Written instruction
Only the lines from the start of the data through the line containing "const pt = (cy, t)" should be written out, exactly as they are, with both ends included and the pictures left out.
"""
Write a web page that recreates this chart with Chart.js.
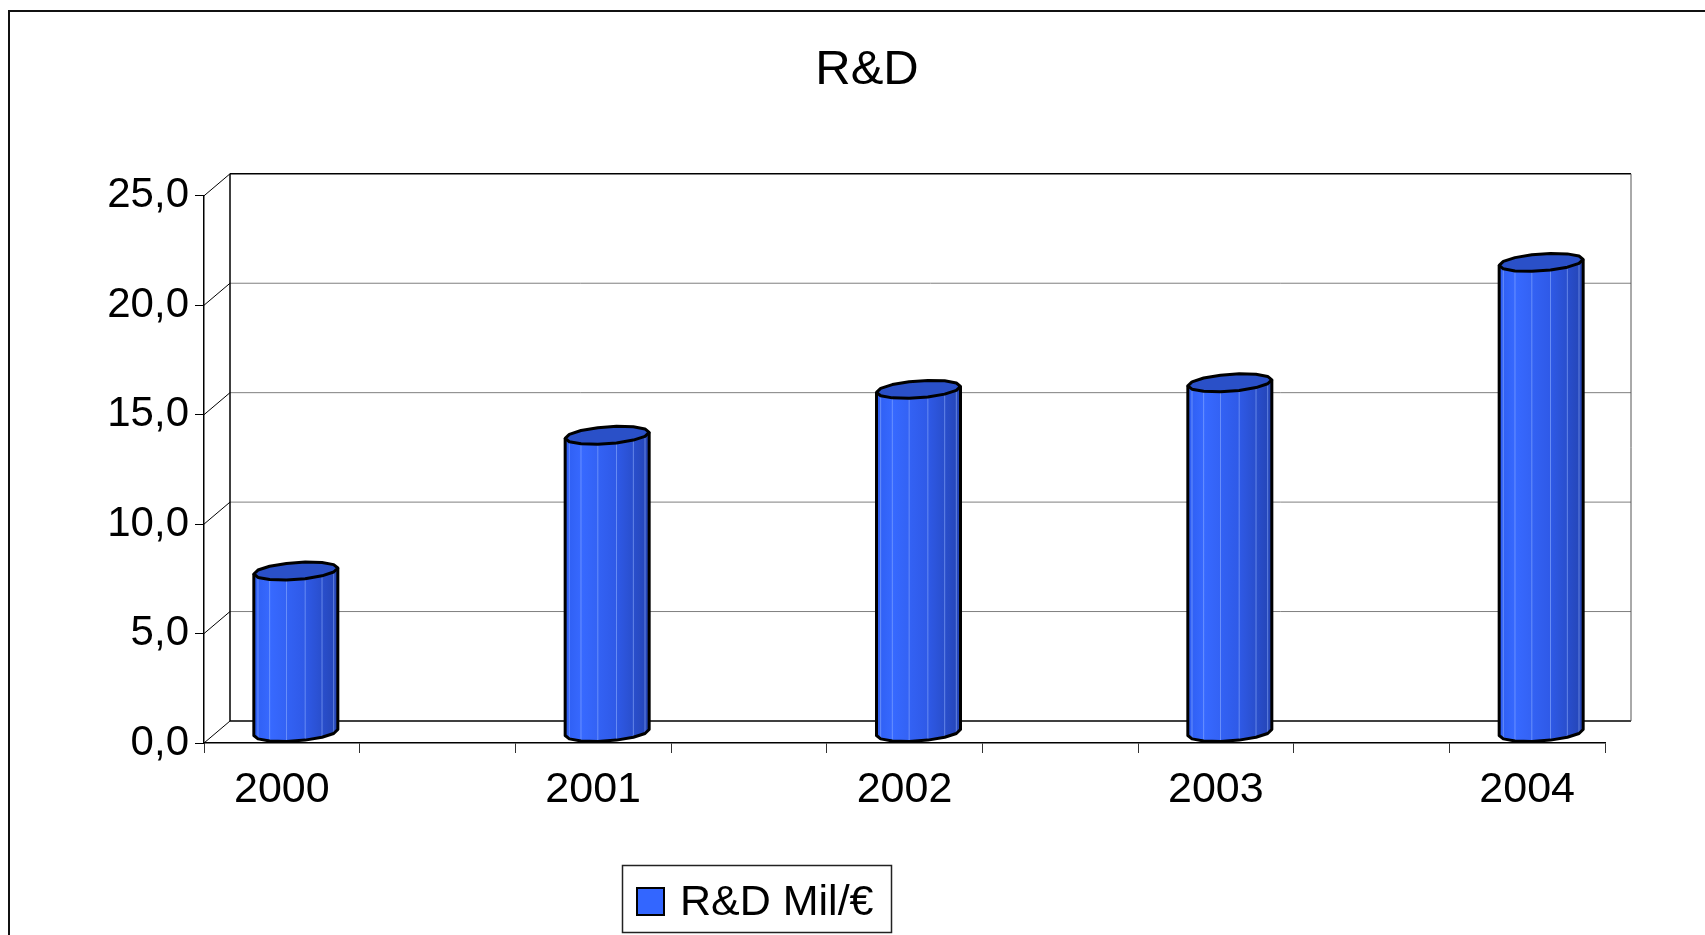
<!DOCTYPE html>
<html>
<head>
<meta charset="utf-8">
<title>R&amp;D</title>
<script src="https://cdn.jsdelivr.net/npm/chart.js@4.4.1/dist/chart.umd.min.js"></script>
<style>
  html, body { margin: 0; padding: 0; background: #fff; }
  #wrap { width: 1705px; height: 935px; position: relative; }
</style>
</head>
<body>
<div id="wrap"><canvas id="rdChart" width="1705" height="935"></canvas></div>
<script>
// values
const years = ['2000', '2001', '2002', '2003', '2004'];
const rdValues = [7.4, 13.6, 15.7, 16.0, 21.5];
const yTicks = [0, 5, 10, 15, 20, 25];
const xTickStops = [-0.25, 0.25, 0.75, 1.25, 1.75, 2.25, 2.75, 3.25, 3.75, 4.25];
const seriesLabel = 'R&D Mil/€';
const chartTitle = 'R&D';

// fake 3D depth (px) of the back wall
const DEPTH_X = 26;
const DEPTH_Y = -22;

Chart.defaults.font.family = "'Liberation Sans', Arial, sans-serif";
Chart.defaults.color = '#000';

function drawCylinder(ctx, bar) {
    const cx = bar.x + 14;
    const rx = bar.width / 2;
    const ry = 8.5;
    const skew = 3;
    const topCy = bar.y - 10;
    const botCy = bar.base - 10;
    const N = 14;
    const step = Math.PI * 2 / N;
    const pt = (cy, t) => [cx + rx * Math.cos(t), cy + ry * Math.sin(t) - skew * Math.cos(t)];

    // body
    ctx.beginPath();
    let p = pt(topCy, Math.PI);
    ctx.moveTo(p[0], p[1]);
    for (let k = N / 2; k >= 0; k--) {
        p = pt(botCy, k * step);
        ctx.lineTo(p[0], p[1]);
    }
    for (let k = 0; k <= N / 2; k++) {
        p = pt(topCy, k * step);
        ctx.lineTo(p[0], p[1]);
    }
    ctx.closePath();
    const grad = ctx.createLinearGradient(cx - rx, 0, cx + rx, 0);
    grad.addColorStop(0, '#2e5ef2');
    grad.addColorStop(0.2, '#3769ff');
    grad.addColorStop(0.6, '#2f5ae8');
    grad.addColorStop(1, '#2444b4');
    ctx.fillStyle = grad;
    ctx.fill();

    // facet lines
    ctx.lineWidth = 1;
    ctx.strokeStyle = 'rgba(150,180,255,0.55)';
    for (let k = 1; k < N / 2; k++) {
        const a = pt(topCy, k * step);
        const b = pt(botCy, k * step);
        ctx.beginPath();
        ctx.moveTo(a[0], a[1]);
        ctx.lineTo(b[0], b[1]);
        ctx.stroke();
    }

    ctx.lineWidth = 3;
    ctx.lineJoin = 'round';
    ctx.strokeStyle = '#000';
    ctx.beginPath();
    p = pt(topCy, Math.PI);
    ctx.moveTo(p[0], p[1]);
    for (let k = N / 2; k >= 0; k--) {
        p = pt(botCy, k * step);
        ctx.lineTo(p[0], p[1]);
    }
    p = pt(topCy, 0);
    ctx.lineTo(p[0], p[1]);
    ctx.stroke();

    // top cap
    ctx.beginPath();
    for (let k = 0; k < N; k++) {
        p = pt(topCy, k * step);
        if (k === 0) ctx.moveTo(p[0], p[1]); else ctx.lineTo(p[0], p[1]);
    }
    ctx.closePath();
    ctx.fillStyle = '#2a50c8';
    ctx.fill();
    ctx.stroke();
}

const wall3d = {
    id: 'wall3d',
    beforeDraw(chart) {
        // outer frame
        const ctx = chart.ctx;
        ctx.save();
        ctx.strokeStyle = '#111';
        ctx.lineWidth = 2;
        ctx.strokeRect(9, 11, 1800, 1000);
        ctx.restore();
    },
    beforeDatasetsDraw(chart) {
        const { ctx, scales: { x, y } } = chart;
        const left = x.left + DEPTH_X;
        const right = x.right + DEPTH_X;
        const top = y.getPixelForValue(y.max) + DEPTH_Y;
        const bottom = y.getPixelForValue(y.min) + DEPTH_Y;

        ctx.save();
        ctx.lineWidth = 1;
        yTicks.forEach(v => {
            const py = y.getPixelForValue(v);
            ctx.strokeStyle = (v === y.min || v === y.max) ? '#000' : '#7f7f7f';
            ctx.lineWidth = (v === y.min || v === y.max) ? 1.5 : 1;
            ctx.beginPath();
            ctx.moveTo(left, py + DEPTH_Y);
            ctx.lineTo(right, py + DEPTH_Y);
            ctx.stroke();
            // connector from the front axis
            ctx.strokeStyle = '#000';
            ctx.lineWidth = 1;
            ctx.beginPath();
            ctx.moveTo(x.left, py);
            ctx.lineTo(left, py + DEPTH_Y);
            ctx.stroke();
        });
        ctx.strokeStyle = '#000';
        ctx.lineWidth = 1.5;
        ctx.beginPath();
        ctx.moveTo(left, top);
        ctx.lineTo(left, bottom);
        ctx.stroke();
        ctx.strokeStyle = '#555';
        ctx.lineWidth = 1;
        ctx.beginPath();
        ctx.moveTo(right, top);
        ctx.lineTo(right, bottom);
        ctx.stroke();

        chart.getDatasetMeta(0).data.forEach(bar => drawCylinder(ctx, bar));
        ctx.restore();
        return false;
    },
    afterDraw(chart) {
        // legend box
        const ctx = chart.ctx;
        const ds = chart.data.datasets[0];
        ctx.save();
        ctx.strokeStyle = '#222';
        ctx.lineWidth = 1.5;
        ctx.strokeRect(622.5, 865.5, 269, 67);
        ctx.fillStyle = '#3366ff';
        ctx.fillRect(637, 888, 27, 27);
        ctx.strokeStyle = '#000';
        ctx.lineWidth = 2;
        ctx.strokeRect(637, 888, 27, 27);
        ctx.fillStyle = '#000';
        ctx.font = "43px 'Liberation Sans', Arial, sans-serif";
        ctx.textBaseline = 'middle';
        ctx.fillText(ds.label, 680, 903);
        ctx.restore();
    }
};

new Chart(document.getElementById('rdChart'), {
    type: 'bar',
    data: {
        datasets: [{
            label: seriesLabel,
            data: rdValues.map((v, i) => ({ x: i, y: v })),
            backgroundColor: '#3366ff',
            barThickness: 84
        }]
    },
    options: {
        responsive: false,
        animation: false,
        events: [],
        layout: { padding: { left: 29, right: 0, top: 0, bottom: 0 } },
        plugins: {
            legend: { display: false },
            tooltip: { enabled: false },
            title: {
                display: true,
                text: chartTitle,
                color: '#000',
                font: { size: 49, weight: 'normal' },
                padding: { top: 41, bottom: 96 }
            }
        },
        scales: {
            x: {
                type: 'linear',
                position: 'bottom',
                weight: 0,
                offset: false,
                min: -0.25,
                max: 4.25,
                afterBuildTicks: s => { s.ticks = xTickStops.map(v => ({ value: v })); },
                ticks: { display: false },
                grid: { offset: false, drawOnChartArea: false, tickLength: 10, color: '#333' },
                border: { color: '#000', width: 1.5 }
            },
            xLabels: {
                type: 'linear',
                position: 'bottom',
                weight: 1,
                offset: false,
                min: -0.25,
                max: 4.25,
                afterBuildTicks: s => { s.ticks = years.map((_, i) => ({ value: i })); },
                ticks: {
                    callback: v => years[v],
                    font: { size: 43 },
                    color: '#000',
                    padding: 11,
                    maxRotation: 0,
                    autoSkip: false
                },
                grid: { offset: false, display: false, drawTicks: false },
                border: { display: false },
                afterFit: s => { s.height = 182; }
            },
            y: {
                min: 0,
                max: 25,
                afterBuildTicks: s => { s.ticks = yTicks.map(v => ({ value: v })); },
                ticks: {
                    callback: v => v.toFixed(1).replace('.', ','),
                    font: { size: 42 },
                    color: '#000',
                    padding: 6,
                    autoSkip: false
                },
                grid: { drawOnChartArea: false, tickLength: 9, color: '#000' },
                border: { color: '#000', width: 1.5 },
                afterFit: s => { s.width = 175; }
            },
            // empty spacer on the right so the plot ends where the reference does
            spacer: {
                type: 'linear',
                position: 'right',
                display: true,
                ticks: { display: false },
                grid: { display: false, drawTicks: false },
                border: { display: false },
                afterFit: s => { s.width = 100; }
            }
        }
    },
    plugins: [wall3d]
});
</script>
</body>
</html>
"""
Reply to the exercise
Write a web page that recreates this chart with Chart.js.
<!DOCTYPE html>
<html>
<head>
<meta charset="utf-8">
<title>R&amp;D</title>
<script src="https://cdn.jsdelivr.net/npm/chart.js@4.4.1/dist/chart.umd.min.js"></script>
<style>
  html, body { margin: 0; padding: 0; background: #fff; }
  #wrap { width: 1705px; height: 935px; position: relative; }
</style>
</head>
<body>
<div id="wrap"><canvas id="rdChart" width="1705" height="935"></canvas></div>
<script>
// values
const years = ['2000', '2001', '2002', '2003', '2004'];
const rdValues = [7.4, 13.6, 15.7, 16.0, 21.5];
const yTicks = [0, 5, 10, 15, 20, 25];
const xTickStops = [-0.25, 0.25, 0.75, 1.25, 1.75, 2.25, 2.75, 3.25, 3.75, 4.25];
const seriesLabel = 'R&D Mil/€';
const chartTitle = 'R&D';

// fake 3D depth (px) of the back wall
const DEPTH_X = 26;
const DEPTH_Y = -22;

Chart.defaults.font.family = "'Liberation Sans', Arial, sans-serif";
Chart.defaults.color = '#000';

function drawCylinder(ctx, bar) {
    const cx = bar.x + 14;
    const rx = bar.width / 2;
    const ry = 8.5;
    const skew = 3;
    const topCy = bar.y - 10;
    const botCy = bar.base - 10;
    const N = 14;
    const step = Math.PI * 2 / N;
    const pt = (cy, t) => [cx + rx * Math.cos(t), cy + ry * Math.sin(t) - skew * Math.cos(t)];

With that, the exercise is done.